Teen scientist may have invented cancer test
Jack Andraka is the smartest kid in science class and probably in his entire high school. But the teen who may have invented an early test for pancreatic cancer -- an organ he says he didn't even know he had when he began his quest -- says creativity rather than brains played the bigger role in his discovery. Morley Safer interviews Andraka about his remarkable work on one of the deadliest cancers for a story to be broadcast on 60 Minutes Sunday, Oct. 13 at 7 p.m. ET/PT.
Andraka is a boisterous teen whose shocked, unrestrained reaction to his invention winning the grand prize at the Intel International Science Fair went viral. He was almost as shocked to learn there was no early test for pancreatic cancer, the disease that had taken the life of a family friend. "I just used Google and Wikipedia to find a new way to attack pancreatic cancer," he tells Safer. "At the beginning of this, I didn't even know I had a pancreas." He was 14.
His research, both online and in printed science journals, led him to a protein called mesothelin that was associated with the presence of the disease. He then had to invent a process for detecting this "biomarker" in a patient's blood. It was a creative process that he says ultimately allowed him to invent a carbon-coated strip that, when placed in a machine he built, can detect an increased presence of mesothelin.
The invention must first undergo several big clinical trials before its reliability is proven, but scientists still think his idea was brilliant. The teen scientist says it came about not from pure brainpower alone, but more importantly, creativity. "I don't think that it's that I am really smart...I know people that are way smarter than me. You can be a genius but if you don't have the creativity to put that knowledge to use, then you just have a bunch of knowledge and nothing else," says Andraka.
And Andraka couldn't have come this far with his invention if it weren't for one influential oncologist who took a chance on a teenage idea and gave him the lab space and supervision he needed.

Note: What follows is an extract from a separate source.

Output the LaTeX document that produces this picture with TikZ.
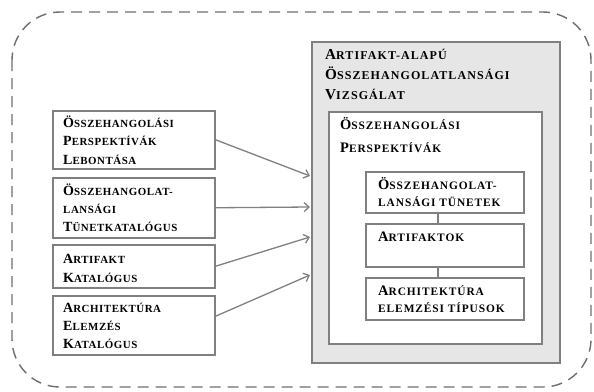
\documentclass[tikz,border=0pt]{standalone}
\usepackage{fontspec}
\setmainfont{Liberation Serif}[BoldFont={Liberation Serif Bold}, LetterSpace=5]
\usetikzlibrary{arrows.meta}
\definecolor{linegray}{HTML}{808080}
\definecolor{fillgray}{HTML}{E6E6E6}
\definecolor{dashgray}{HTML}{6E6E6E}
\def\smsz{10.5}
\newcommand\Sm[1]{{\fontsize{\smsz}{12}\selectfont #1}}
\tikzset{
  box/.style={draw=linegray, line width=1.5pt, fill=white, inner sep=0pt, anchor=north west},
  txt/.style={anchor=base west, inner sep=0pt, font=\fontsize{14}{15}\selectfont\bfseries\def\smsz{10.9}},
  txtg/.style={anchor=base west, inner sep=0pt, font=\fontsize{15.2}{16}\selectfont\bfseries\def\smsz{12}\addfontfeature{LetterSpace=9}},
  txtw/.style={anchor=base west, inner sep=0pt, font=\fontsize{14.5}{16}\selectfont\bfseries\def\smsz{11.4}\addfontfeature{LetterSpace=8}},
  conn/.style={draw=linegray, line width=1.3pt},
  arr/.style={conn, -{Straight Barb[length=5pt,width=9pt,line width=1.3pt]}}
}
\begin{document}
\begin{tikzpicture}[x=1pt,y=-1pt]
\useasboundingbox (0,0) rectangle (594,391);
\draw[dashgray, line width=1.4pt, dash pattern=on 11pt off 7pt, rounded corners=48pt] (12,12) rectangle (591,387);
% left boxes
\node[box, minimum width=162pt, minimum height=58pt] (b1) at (52,110) {};
\node[box, minimum width=162pt, minimum height=60pt] (b2) at (52,177) {};
\node[box, minimum width=162pt, minimum height=43pt] (b3) at (52,244) {};
\node[box, minimum width=162pt, minimum height=59pt] (b4) at (52,295) {};
% gray container
\node[box, fill=fillgray, minimum width=248pt, minimum height=321pt] (g) at (311,41) {};
\node[box, minimum width=213pt, minimum height=232pt] (w) at (328,111) {};
\node[box, minimum width=158pt, minimum height=41pt] (i1) at (365,171) {};
\node[box, minimum width=158pt, minimum height=43pt] (i2) at (365,223) {};
\node[box, minimum width=158pt, minimum height=42pt] (i3) at (365,277) {};
% texts left
\node[txt] (t11) at (63,127) {Ö\Sm{SSZEHANGOLÁSI}};
\node[txt] (t12) at (63,145) {P\Sm{ERSPEKTÍVÁK}};
\node[txt] (t13) at (63,164) {L\Sm{EBONTÁSA}};
\node[txt] (t21) at (63,195) {Ö\Sm{SSZEHANGOLAT-}};
\node[txt] (t22) at (63,213) {\Sm{LANSÁGI}};
\node[txt] (t23) at (63,231) {T\Sm{ÜNETKATALÓGUS}};
\node[txt] (t31) at (63,263) {A\Sm{RTIFAKT}};
\node[txt] (t32) at (63,282) {K\Sm{ATALÓGUS}};
\node[txt] (t41) at (63,312) {A\Sm{RCHITEKTÚRA}};
\node[txt] (t42) at (63,330) {E\Sm{LEMZÉS}};
\node[txt] (t43) at (63,348) {K\Sm{ATALÓGUS}};
% gray title
\node[txtg] (g1) at (325,59) {A\Sm{RTIFAKT-ALAPÚ}};
\node[txtg] (g2) at (325,79) {Ö\Sm{SSZEHANGOLATLANSÁGI}};
\node[txtg] (g3) at (325,99) {V\Sm{IZSGÁLAT}};
% white box title
\node[txtw] (w1) at (340,129) {Ö\Sm{SSZEHANGOLÁSI}};
\node[txtw] (w2) at (340,152) {P\Sm{ERSPEKTÍVÁK}};
% inner boxes
\node[txtw] (a1) at (378,189) {Ö\Sm{SSZEHANGOLAT-}};
\node[txtw] (a2) at (378,206) {\Sm{LANSÁGI TÜNETEK}};
\node[txtw] (c1) at (378,241) {A\Sm{RTIFAKTOK}};
\node[txtw] (d1) at (378,295) {A\Sm{RCHITEKTÚRA}};
\node[txtw] (d2) at (378,312) {\Sm{ELEMZÉSI TÍPUSOK}};
% connectors inner
\coordinate (vx) at (438,0);
\draw[conn] (i1.south -| vx) -- (i2.north -| vx);
\draw[conn] (i2.south -| vx) -- (i3.north -| vx);
% arrows
\coordinate (e1) at (310,176);
\coordinate (e2) at (310,207);
\coordinate (e3) at (310,237);
\coordinate (e4) at (310,275);
\draw[arr] (b1.east) -- (e1);
\draw[arr] (b2.east) -- (e2);
\draw[arr] (b3.east) -- (e3);
\draw[arr] ([yshift=9pt]b4.east) -- (e4);
\end{tikzpicture}
\end{document}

There were 199 rejections. "Some professors ripped apart my procedure completely. But one professor, Dr. Anirban Maitra, finally said yes." Dr. Maitra, formerly of the Johns Hopkins School of Medicine, now leads research into pancreatic cancer at the University of Texas MD Anderson Cancer Center.
Andraka's test is now patented and he hopes to sell it to a pharmaceutical company , which will then put it through the necessary clinical trials. Dr. Maitra is happy he gave Andraka the chance to shine; he just urges caution at this early stage. "Pancreatic cancer is a very humbling disease...as a test, it's still a very long way off...But that does not detract in any way from the remarkable achievement of this young man. I think he is brilliant."
Meanwhile, Andraka tells his story to scientists the world over at medical conferences and he has become quite popular in adult circles, including at the White House. But he's still just a 16-year-old kid, and he knows it. "Yeah, President Barack Obama...I'm just like, 'Hello, Mr. President.' And then, 'Hello, First Lady.' It's just like it's crazy," he tells Safer.